Kjell Bondevik told reporters in Nairobi the Eritrean government's policy of limiting the amount of foreign food aid as a way of encouraging self-reliance is good in theory, and that with time and proper planning, could go far in improving Eritrea's food security situation.
But Bondevik says he is concerned about existing food aid that appears to be going to waste as the drought continues in the tiny Horn of Africa country.
"We are talking about 90-thousand tons in concrete warehouses," Bondevik says. "Some of this food is more fresh, more new, than other parts of it, but we are concerned, and therefore I raised it. It is a delicate issue. I was promised a report - we are looking forward to that - about how they (Eritrean government) have integrated these food stocks in the further plans. The warehouses are closed, and the government has the keys."
Bondevik says the government assured him that the food was being used in its food security programs.
In an earlier interview, Eritrean presidential spokesman Yemane Gebremeskel told VOA international aid efforts must fit in with the government's long-term food security strategy, which includes implementing water conservation, improving farming methods, and modernizing traditional agricultural techniques.
Bondevik made his remarks during a news conference signaling the end of his tour of Eritrea, Djibouti, Ethiopia, Somalia, and Kenya. He was investigating the drought situation, which the United Nations says directly threatens the lives of more than eight-million people and places more than 15 million people at risk.

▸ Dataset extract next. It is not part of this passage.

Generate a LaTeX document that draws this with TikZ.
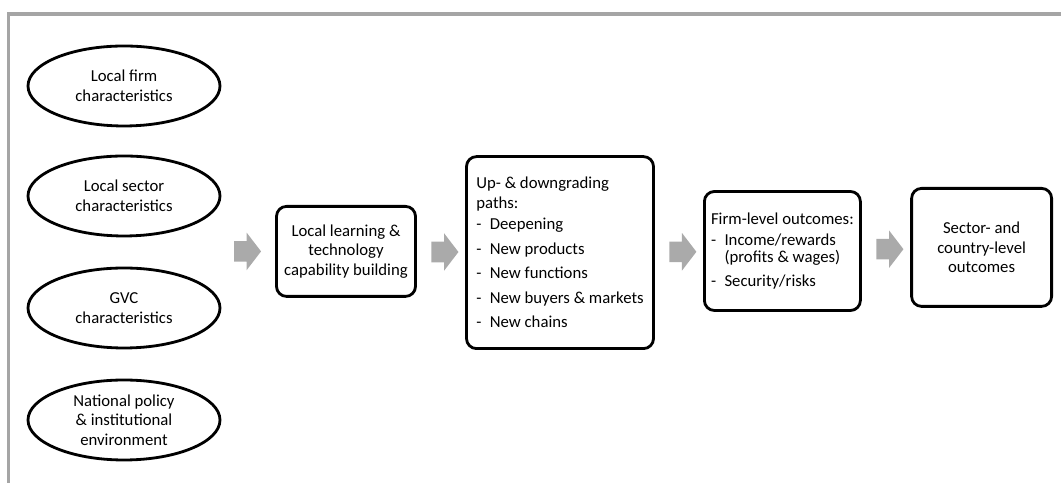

The U.N. official says government policies and practices have made the situation worse.
For instance, in Kenya, some food relief meant for starving Kenyans was diverted by local government officials and sold in the market.
The humanitarian official tells VOA good governance is core to solving the problems of drought and hunger and shares his assessment of each country's governance challenges.
"Kenya, yes, corruption. Somalia, for many years without a normal political system," Bondevik says. "Eritrea, well, rather difficult working conditions for the humanitarian community, but I was welcomed back, that was important in itself. Let me say about Ethiopia that they have moved quicker, I believe, than some of the other countries in dealing with food security. They have developed the safety net program, which seems to work well."
He urged governments to implement programs and services to help the region's 25 million farmers and herders cope with the drought.
In early April, the U.N. launched a $443-million appeal to help eight million people affected by the drought in the Horn of Africa. To date, donors have pledged about $95 million.
U.N. Secretary General Kofi Annan appointed Bondevik as special humanitarian envoy in February in response to the recurring drought and food insecurity in the region.